Photo: ADAM WRIGHT
BALI’S tropical delights have cast their spell on many Shoalhaven residents, including Allan Baptist, who until recently was Shoalhaven City Council’s arts manager.
Now, Mr Baptist has set down his fascination with all things Bali in a book, officially launched in Nowra on Friday night.
Featuring many photographs by Shoalhaven photographer Ross Pulsford, Bali Revisited was inspired by an experience Mr Baptist had on his first visit to the island as a 25-year-old in 1975.
He was staying in an old palace at Singaraja on the island’s north coast, eating a bowl of curry, when a scrawny cat approached him.
Mr Baptist said cats were basically treated as vermin in Bali, yet he shared his food with this one.
After the cat took off Mr Baptist returned to his room for the night, and during the evening was confronted by a giant spider that chased him.
But out of nowhere the cat appeared and pounced on the spider, killing and eating it.
Mr Baptist said the experience symbolised the law of karma, which was a strong thread in the lives of Balinese people.
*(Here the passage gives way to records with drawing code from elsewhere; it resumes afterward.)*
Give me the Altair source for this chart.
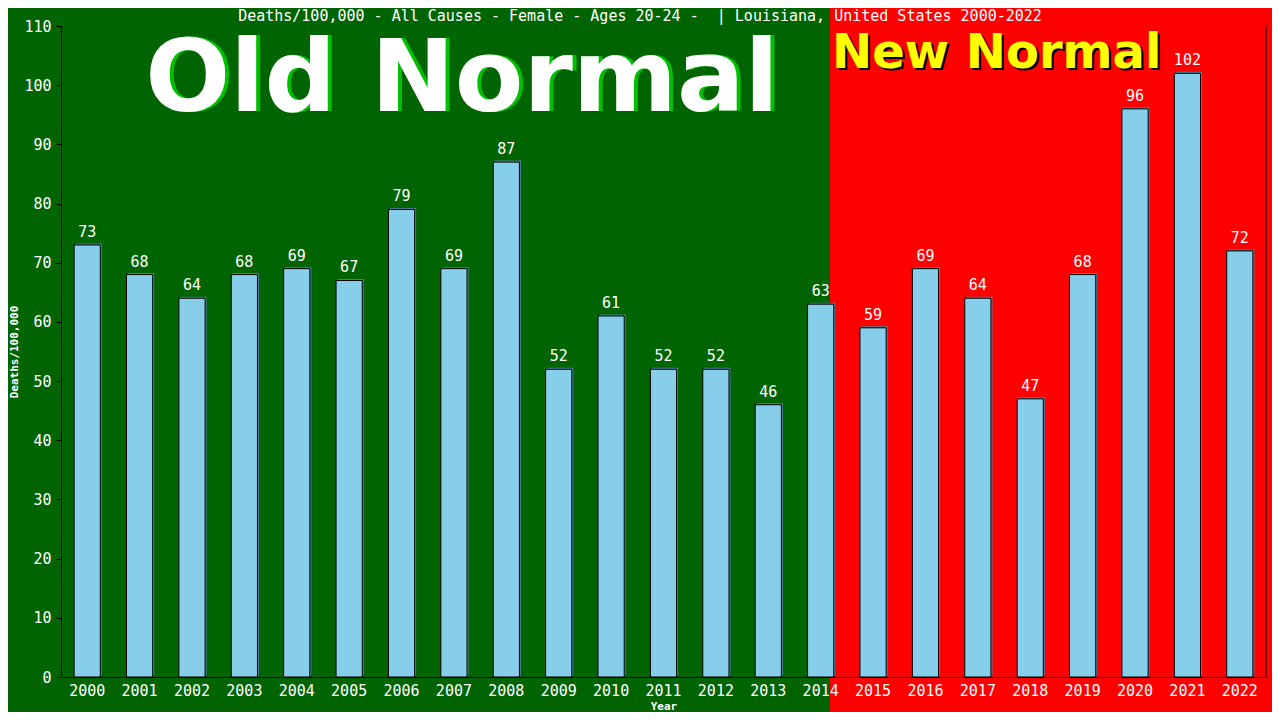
import altair as alt
import pandas as pd

years = [str(y) for y in range(2000, 2023)]
values = [73, 68, 64, 68, 69, 67, 79, 69, 87, 52, 61, 52, 52, 46, 63, 59, 69, 64, 47, 68, 96, 102, 72]
y_ticks = list(range(0, 111, 10))
title_text = "Deaths/100,000 - All Causes - Female - Ages 20-24 -\u00a0 | Louisiana, United States 2000-2022"

df = pd.DataFrame({"Year": years, "Value": values})

W, H = 1205, 651
MONO = "DejaVu Sans Mono"

xenc = alt.X("Year:N", sort=years, title="Year",
             scale=alt.Scale(paddingInner=0.5, paddingOuter=0.25),
             axis=alt.Axis(labelAngle=0, labelColor="white", labelFont=MONO, labelFontSize=15,
                           ticks=False, domainColor="black", labelPadding=6, zindex=1,
                           titleColor="white", titleFont=MONO, titleFontSize=11,
                           titleFontWeight="bold", titlePadding=2))
yenc = alt.Y("Value:Q", title="Deaths/100,000",
             scale=alt.Scale(domain=[0, 110], nice=False),
             axis=alt.Axis(values=y_ticks, labelColor="white", labelFont=MONO, labelFontSize=15,
                           tickColor="black", tickSize=5, domainColor="black", grid=False, zindex=1,
                           labelPadding=5, titleColor="white", titleFont=MONO, titleFontSize=11,
                           titleFontWeight="bold", titlePadding=4))

base = alt.Chart(df)

green_bg = alt.Chart(pd.DataFrame({"a": [0]})).mark_rect(color="#006400").encode(
    x=alt.value(-60), x2=alt.value(769), y=alt.value(-30), y2=alt.value(H + 60))

shadow = base.mark_bar(color="#4f7f9a", xOffset=1.5, yOffset=-1.5).encode(x=xenc, y=yenc)
bars = base.mark_bar(color="#87CEEB", stroke="black", strokeWidth=1).encode(x=xenc, y=yenc)
labels = base.mark_text(color="white", font=MONO, fontSize=15, baseline="alphabetic", dy=-8).encode(
    x=xenc, y=yenc, text="Value:Q")

right_line = alt.Chart(pd.DataFrame({"a": [0]})).mark_rule(color="black").encode(
    x=alt.value(W), y=alt.value(0), y2=alt.value(H))

title = alt.Chart(pd.DataFrame({"t": [title_text]})).mark_text(
    color="white", font=MONO, fontSize=15, baseline="middle", align="center").encode(
    text="t:N", x=alt.value(579), y=alt.value(-10))

old_shadow = alt.Chart(pd.DataFrame({"t": ["Old Normal"]})).mark_text(
    color="#00c000", font="DejaVu Sans", fontWeight="bold", fontSize=100,
    baseline="alphabetic", align="center").encode(text="t:N", x=alt.value(405), y=alt.value(85))
old_text = alt.Chart(pd.DataFrame({"t": ["Old Normal"]})).mark_text(
    color="white", font="DejaVu Sans", fontWeight="bold", fontSize=100,
    baseline="alphabetic", align="center").encode(text="t:N", x=alt.value(401), y=alt.value(85))

new_shadow = alt.Chart(pd.DataFrame({"t": ["New Normal"]})).mark_text(
    color="black", font="DejaVu Sans", fontWeight="bold", fontSize=48,
    baseline="alphabetic", align="left").encode(text="t:N", x=alt.value(773), y=alt.value(44))
new_text = alt.Chart(pd.DataFrame({"t": ["New Normal"]})).mark_text(
    color="#ffff00", font="DejaVu Sans", fontWeight="bold", fontSize=48,
    baseline="alphabetic", align="left").encode(text="t:N", x=alt.value(771), y=alt.value(42))

chart = alt.layer(green_bg, old_shadow, old_text, new_shadow, new_text, title,
                  shadow, bars, labels, right_line).properties(
    width=W, height=H,
    padding={"left": 53, "top": 18, "right": 6, "bottom": 35},
    autosize=alt.AutoSizeParams(type="none"),
    background="#FF0000",
).configure_view(stroke=None)

chart.save("out.html", embed_options={"renderer": "svg", "actions": False})
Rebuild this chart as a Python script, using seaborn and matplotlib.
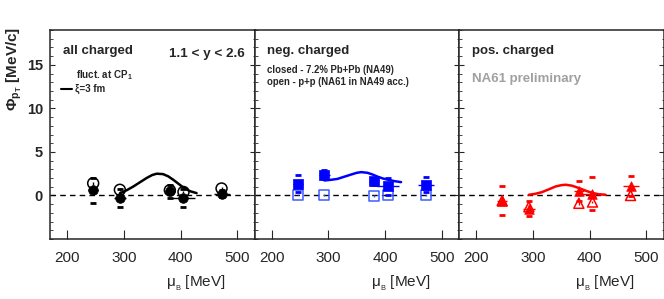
import matplotlib
matplotlib.use("Agg")
import matplotlib.pyplot as plt
import seaborn as sns
from matplotlib.ticker import MultipleLocator

# baryon chemical potential of the 5 energies
mu_b = [246, 293, 381, 405, 472]
mu_b_err = [9, 10, 9, 20, 14]

# all charged
all_closed = [0.6, -0.3, 0.5, -0.3, 0.2]
all_closed_stat = [0.5, 0.4, 0.5, 0.4, 0.3]
all_closed_sys = [1.45, 1.0, 0.75, 1.0, 0.4]
all_open = [1.4, 0.65, 0.6, 0.4, 0.8]
all_open_err = [0.15, 0.15, 0.15, 0.15, 0.15]

# negatively charged
neg_closed = [1.35, 2.4, 1.65, 1.05, 1.25]
neg_closed_stat = [0.35, 0.35, 0.35, 0.35, 0.35]
neg_closed_sys = [0.95, 0.5, 0.4, 0.95, 0.85]
neg_open = [0.1, 0.05, -0.1, 0.1, 0.05]
neg_open_err = [0.1, 0.1, 0.1, 0.1, 0.1]

# positively charged
pos_closed = [-0.6, -1.5, 0.5, 0.2, 1.05]
pos_closed_stat = [0.4, 0.4, 0.4, 0.4, 0.4]
pos_closed_sys = [1.7, 0.9, 1.15, 1.9, 1.15]
pos_open = [-0.6, -1.3, -0.9, -0.75, 0.0]
pos_open_err = [0.15, 0.15, 0.15, 0.15, 0.15]

# critical point model curves (xi = 3 fm)
mu_model = [293, 305, 316, 328, 340, 350, 358, 369, 378, 387, 396, 404, 416, 428]
all_model = [0.25, 0.6, 1.0, 1.5, 2.0, 2.35, 2.5, 2.45, 2.2, 1.8, 1.35, 0.95, 0.5, 0.27]
neg_model = [1.72, 1.8, 1.9, 2.15, 2.4, 2.6, 2.68, 2.6, 2.4, 2.15, 1.95, 1.82, 1.65, 1.53]
pos_model = [0.08, 0.2, 0.38, 0.7, 1.03, 1.18, 1.23, 1.12, 0.92, 0.7, 0.48, 0.3, 0.14, 0.08]

panels = [
    ("all charged", "black", "black", "o", all_closed, all_closed_stat, all_closed_sys,
     all_open, all_open_err, all_model),
    ("neg. charged", "#0000ff", "#3d5cff", "s", neg_closed, neg_closed_stat, neg_closed_sys,
     neg_open, neg_open_err, neg_model),
    ("pos. charged", "#ff0000", "#ff0000", "^", pos_closed, pos_closed_stat, pos_closed_sys,
     pos_open, pos_open_err, pos_model),
]

sns.set_style("ticks")
plt.rcParams['font.family'] = ['Liberation Sans', 'DejaVu Sans']
plt.rcParams['mathtext.fontset'] = 'custom'
plt.rcParams['mathtext.rm'] = 'Liberation Sans'
plt.rcParams['mathtext.it'] = 'Liberation Sans:italic'
plt.rcParams['mathtext.bf'] = 'Liberation Sans:bold'

fig = plt.figure(figsize=(6.64, 2.99), dpi=100)
W, H = 664, 299
left, pw = 50, 204.5
top, bottom = 30, 239

axes = []
for i, (title, c, c_open, mk, yc, ys, ysys, yo, yoe, ymod) in enumerate(panels):
    ax = fig.add_axes([(left + i * pw) / W, (H - bottom) / H, pw / W, (bottom - top) / H])
    axes.append(ax)
    ax.axhline(0, color='black', ls=(0, (4, 3)), lw=1, zorder=1)

    # model curve
    sns.lineplot(x=mu_model, y=ymod, ax=ax, color=c, lw=1.8, sort=False,
                 estimator=None, zorder=2)

    # open markers (p+p)
    ax.errorbar(mu_b, yo, yerr=yoe, fmt='none', ecolor=c_open, elinewidth=1, zorder=3)
    msz = 62 if mk == 'o' else 52
    sns.scatterplot(x=mu_b, y=yo, ax=ax, marker=mk, s=msz, facecolor='none',
                    edgecolor=c_open, linewidth=1.1, zorder=4)

    # closed markers (Pb+Pb)
    ax.errorbar(mu_b, yc, yerr=ys, xerr=mu_b_err, fmt='none', ecolor=c,
                elinewidth=1, zorder=5)
    lo = [v - s for v, s in zip(yc, ysys)]
    hi = [v + s for v, s in zip(yc, ysys)]
    ax.plot(mu_b + mu_b, lo + hi, ls='none', marker='_', ms=4, mew=2, color=c, zorder=5)
    sns.scatterplot(x=mu_b, y=yc, ax=ax, marker=mk, s=48, color=c,
                    edgecolor=c, linewidth=0.5, zorder=6)

    ax.set_xlim(170, 530)
    ax.set_ylim(-5, 19)
    ax.set_xticks([200, 300, 400, 500])
    ax.set_yticks([0, 5, 10, 15])
    ax.yaxis.set_minor_locator(MultipleLocator(1))
    ax.tick_params(axis='x', direction='in', length=6.5, width=0.8, labelsize=11, pad=9)
    ax.tick_params(axis='y', which='major', direction='in', length=3.5, width=0.8,
                   left=True, right=True, labelsize=10.5, pad=5)
    ax.tick_params(axis='y', which='minor', direction='in', length=1.8, width=0.6,
                   left=True, right=True)
    for sp in ax.spines.values():
        sp.set_visible(True)
        sp.set_linewidth(1.1)
    ax.set_xlabel("")
    ax.set_ylabel("")
    if i > 0:
        ax.tick_params(axis='y', labelleft=False)
    else:
        for lab in ax.get_yticklabels():
            lab.set_fontweight('bold')

    ax.text(0.063, 0.9, title, transform=ax.transAxes, fontsize=9.5,
            fontweight='bold', va='center', ha='left')
    ax.text(0.86, -0.165, r"μ$_{_\mathrm{B}}$ [MeV]", transform=ax.transAxes,
            fontsize=11, ha='right', va='top')

a0, a1, a2 = axes
a0.text(0.95, 0.885, "1.1 < y < 2.6", transform=a0.transAxes, fontsize=9.7,
        fontweight='bold', ha='right', va='center')
a0.text(0.125, 0.785, r"fluct. at CP$_\mathbf{1}$", transform=a0.transAxes,
        fontsize=7, fontweight='bold', ha='left', va='center')
a0.plot([0.055, 0.11], [0.72, 0.72], transform=a0.transAxes, color='black', lw=1.5)
a0.text(0.12, 0.72, "ξ=3 fm", transform=a0.transAxes, fontsize=7,
        fontweight='bold', ha='left', va='center')

a1.text(0.063, 0.81, "closed - 7.2% Pb+Pb (NA49)", transform=a1.transAxes,
        fontsize=6.9, fontweight='bold', ha='left', va='center')
a1.text(0.063, 0.753, "open - p+p (NA61 in NA49 acc.)", transform=a1.transAxes,
        fontsize=6.9, fontweight='bold', ha='left', va='center')

a2.text(0.063, 0.765, "NA61 preliminary", transform=a2.transAxes, fontsize=9.5,
        fontweight='bold', color='#a0a0a0', ha='left', va='center')

fig.text(14 / W, 1 - 27 / H, r"$\mathbf{\Phi_{p_T}}$ [MeV/c]", rotation=90,
         fontsize=11, fontweight='bold', ha='center', va='top')

fig.savefig("out.png", dpi=100)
The story of the cat, the curry and the spider has been told and retold many times over the ensuing years, and was to be the basis of a book of short stories Mr Baptist was going to write, and which had been accepted by a publisher.
But the plans changed.
“It just seemed that I wanted more – more for the book – and the best way to get what I wanted was to take a photographer along,” Mr Baptist said.
The result was a glossy, colourful publication, which Mr Baptist said was of “magnificent” quality.
And the quality was fitting for the beauty of Bali, where people viewed children as “dew drops from heaven”, Mr Baptist said.
“They’re the most beautiful people,” he said.
Unlike most of Indonesia, Bali was predominantly Hindu, yet it had a form of Hinduism different to that practised in India.
Mr Baptist said in India the caste system was rigid and members of the lowest caste were despised, yet the Balinese did not despise anyone of any caste, believing “everything has a place, everything is holy,” Mr Baptist said.